The extractor identifies 19 categories of Protected Health Information out of the box, covering all 18 HIPAA identifiers plus a generic date category for non-birthdate dates (admission, discharge, appointment, etc.).

The category list is fully customizable at runtime and you can add new categories or remove existing ones via the dashboard or API without restarting the server. See Customizing Categories below.


Default categories

Category Description Example matches
name Patient's full name or any part of name (first, last, doctor name, etc.) John Smith, Dr. Jane Doe, Mr. Brown
birthdate Dates of birth in any format 01/15/1980, January 15, 1980, 1980-01-15
address Physical addresses or locations (street, city, state, zip, room numbers) 1234 Elm St, Springfield, IL 62704, Room 302
telephone Any phone numbers (mobile, home, work) (555) 123-4567, +1-555-123-4567
fax Fax numbers (555) 999-8888
email Email addresses john.smith@example.com
ssn Social Security Numbers (any format, including 9 digits without hyphens) 123-45-6789, 123456789
medical_record_number Medical record numbers or MRNs MRN-001234, MR123456
health_plan_number Health plan or insurance policy numbers HPB-987654321, INS-12345
account_number All account numbers (billing, bank, patient) ACCT-456789, Patient #98765
license_number Licenses including driver's licenses and professional licenses D123-4567-8912, MD-LIC-54321
vehicle_id Vehicle identifiers or VINs 1HGCM82633A004352
device_id Device identifiers or serial numbers DEV-9988776655, SN: AB12345
url All web URLs https://patient-portal.example.com/...
ip_address IP addresses (IPv4 or IPv6) 192.168.1.25, 2001:db8::1
biometric Biometric identifiers (fingerprints, voiceprints, retinal scans) fp_hash_5f4dcc3b...
photograph References to photographs or patient images patient_photo.jpg, image_12345.png
unique_id Any other unique identifying numbers or codes UUID-a1b2c3d4-..., CASE-2026-001
date All dates including admission, discharge, and appointment dates (NOT birthdates) Admitted 03/15/2026, Follow-up next Tuesday

HIPAA Safe Harbor coverage

These categories together cover all 18 identifiers required by the HIPAA Safe Harbor de-identification standard.

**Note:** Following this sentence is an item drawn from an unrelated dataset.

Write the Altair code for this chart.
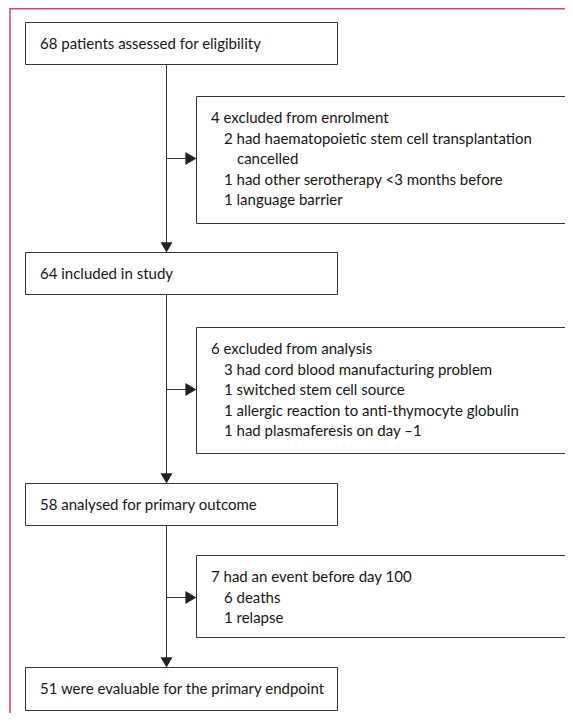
import altair as alt
import pandas as pd

# ---------------- content ----------------
main_steps = [
    "68 patients assessed for eligibility",
    "64 included in study",
    "58 analysed for primary outcome",
    "51 were evaluable for the primary endpoint",
]
enrolment_lines = [
    "4 excluded from enrolment",
    "2 had haematopoietic stem cell transplantation",
    "cancelled",
    "1 had other serotherapy <3 months before",
    "1 language barrier",
]
enrolment_indent = [0, 1, 2, 1, 1]
analysis_lines = [
    "6 excluded from analysis",
    "3 had cord blood manufacturing problem",
    "1 switched stem cell source",
    "1 allergic reaction to anti-thymocyte globulin",
    "1 had plasmaferesis on day \u20131",
]
analysis_indent = [0, 1, 1, 1, 1]
event_lines = [
    "7 had an event before day 100",
    "6 deaths",
    "1 relapse",
]
event_indent = [0, 1, 1]

# ---------------- layout (page pixel units) ----------------
MAIN_X = (25.5, 337.5)
SIDE_X = (196.5, 566.5)
SPINE_X = 166.5
main_y = [(22.5, 64.5), (252.5, 294.5), (483.5, 525.5), (667.5, 710.5)]
side_y = [(96.5, 223.5), (327.5, 453.5), (555.5, 637.5)]
arrow_y = [158.5, 389.5, 597.5]
TEXT_MAIN_X = 40
TEXT_SIDE_X = [211, 224, 237]
LINE_GAP = 20.6
FIRST_LINE = 21.5

W, H = 557, 705
xs = alt.Scale(domain=[8, 8 + W], range=[0, W], nice=False, zero=False)
ys = alt.Scale(domain=[8, 8 + H], range=[0, H], nice=False, zero=False)

# boxes
boxes = []
for (y0, y1) in main_y:
    boxes.append(dict(x0=MAIN_X[0], x1=MAIN_X[1], y0=y0, y1=y1))
for (y0, y1) in side_y:
    boxes.append(dict(x0=SIDE_X[0], x1=SIDE_X[1], y0=y0, y1=y1))
boxes = pd.DataFrame(boxes)

# connector lines
segs = []
for i in range(3):
    segs.append(dict(x0=SPINE_X, x1=SPINE_X, y0=main_y[i][1], y1=main_y[i + 1][0] - 6))
    segs.append(dict(x0=SPINE_X, x1=SIDE_X[0] - 8, y0=arrow_y[i], y1=arrow_y[i]))
segs = pd.DataFrame(segs)

down_heads = pd.DataFrame([dict(x=SPINE_X, y=main_y[i + 1][0] - 5.2) for i in range(3)])
right_heads = pd.DataFrame([dict(x=SIDE_X[0] - 5.6, y=arrow_y[i]) for i in range(3)])

# texts
texts = []
for i, t in enumerate(main_steps):
    texts.append(dict(x=TEXT_MAIN_X, y=(main_y[i][0] + main_y[i][1]) / 2, t=t))
for k, (lines, ind) in enumerate([(enrolment_lines, enrolment_indent),
                                   (analysis_lines, analysis_indent),
                                   (event_lines, event_indent)]):
    for j, (t, d) in enumerate(zip(lines, ind)):
        texts.append(dict(x=TEXT_SIDE_X[d], y=side_y[k][0] + FIRST_LINE + j * LINE_GAP, t=t))
texts = pd.DataFrame(texts)

frame = pd.DataFrame([
    dict(x0=10, x1=8 + W, y0=8.75, y1=8.75),
    dict(x0=10, x1=10, y0=8, y1=8 + H),
])

LINE = "#333333"
X = lambda f: alt.X(f, type="quantitative", scale=xs, axis=None)
Y = lambda f: alt.Y(f, type="quantitative", scale=ys, axis=None)

frame_layer = alt.Chart(frame).mark_rule(color="#d9416d", strokeWidth=1.5).encode(
    x=X("x0"), x2="x1", y=Y("y0"), y2="y1")
seg_layer = alt.Chart(segs).mark_rule(color=LINE, strokeWidth=1).encode(
    x=X("x0"), x2="x1", y=Y("y0"), y2="y1")
box_layer = alt.Chart(boxes).mark_rect(fill="white", stroke=LINE, strokeWidth=1).encode(
    x=X("x0"), x2="x1", y=Y("y0"), y2="y1")
down_layer = alt.Chart(down_heads).mark_point(
    shape="M-1,-0.85L1,-0.85L0,0.85Z", size=144, filled=True, color="#222222", opacity=1
).encode(x=X("x"), y=Y("y"))
right_layer = alt.Chart(right_heads).mark_point(
    shape="M-0.85,-1L0.85,0L-0.85,1Z", size=169, filled=True, color="#222222", opacity=1
).encode(x=X("x"), y=Y("y"))
text_layer = alt.Chart(texts).mark_text(
    align="left", baseline="middle", font="Lato", fontSize=15, color="#161616"
).encode(x=X("x"), y=Y("y"), text="t:N")

chart = alt.layer(frame_layer, seg_layer, box_layer, down_layer, right_layer, text_layer).properties(
    width=W, height=H, padding=0, autosize=alt.AutoSizeParams(type="none")
).configure_view(stroke=None)

chart.save("out.html", embed_options={"renderer": "svg", "actions": False})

The date category is separated from birthdate because the two have different sensitivity profiles and may require different handling in some workflows.


Listing active categories

To see which categories are currently active on your server (including any custom additions or removals):

curl http://<host>:8888/phi-categories \
  -H "API-Key: YOUR_API_KEY"

Response:

{
  "categories": [
    {"name": "name", "description": "Patient's full name or any part of name..."},
    {"name": "ssn",  "description": "Social Security Numbers..."}
  ]
}


Customizing categories

You can add or remove categories at runtime to tailor the extractor to your domain. Changes take effect on the next extraction request — no server restart required.

From the dashboard

Navigate to Configuration -> PHI Categories:

  • Click Add Category to define a new one (e.g. patient_id, case_number, appointment_code)
  • Click the trash icon next to a category to remove it

From the API

Add a category:

curl -X POST http://<host>:8888/phi-categories \
  -H "API-Key: YOUR_API_KEY" \
  -H "Content-Type: application/json" \
  -d '{
    "name": "patient_id",
    "description": "Internal patient identifier used by the hospital EHR"
  }'

Delete a category:

curl -X DELETE "http://<host>:8888/phi-categories/patient_id" \
  -H "API-Key: YOUR_API_KEY"

See API Reference -> PHI Category Management for details.


Constraints on category names

  • Lowercase letters, digits, and underscores only (a-z, 0-9, _)
  • Must start with a letter
  • Maximum 50 characters
  • Description: maximum 500 characters

Invalid examples: PatientID (uppercase), 123_id (starts with digit), my-id (hyphen).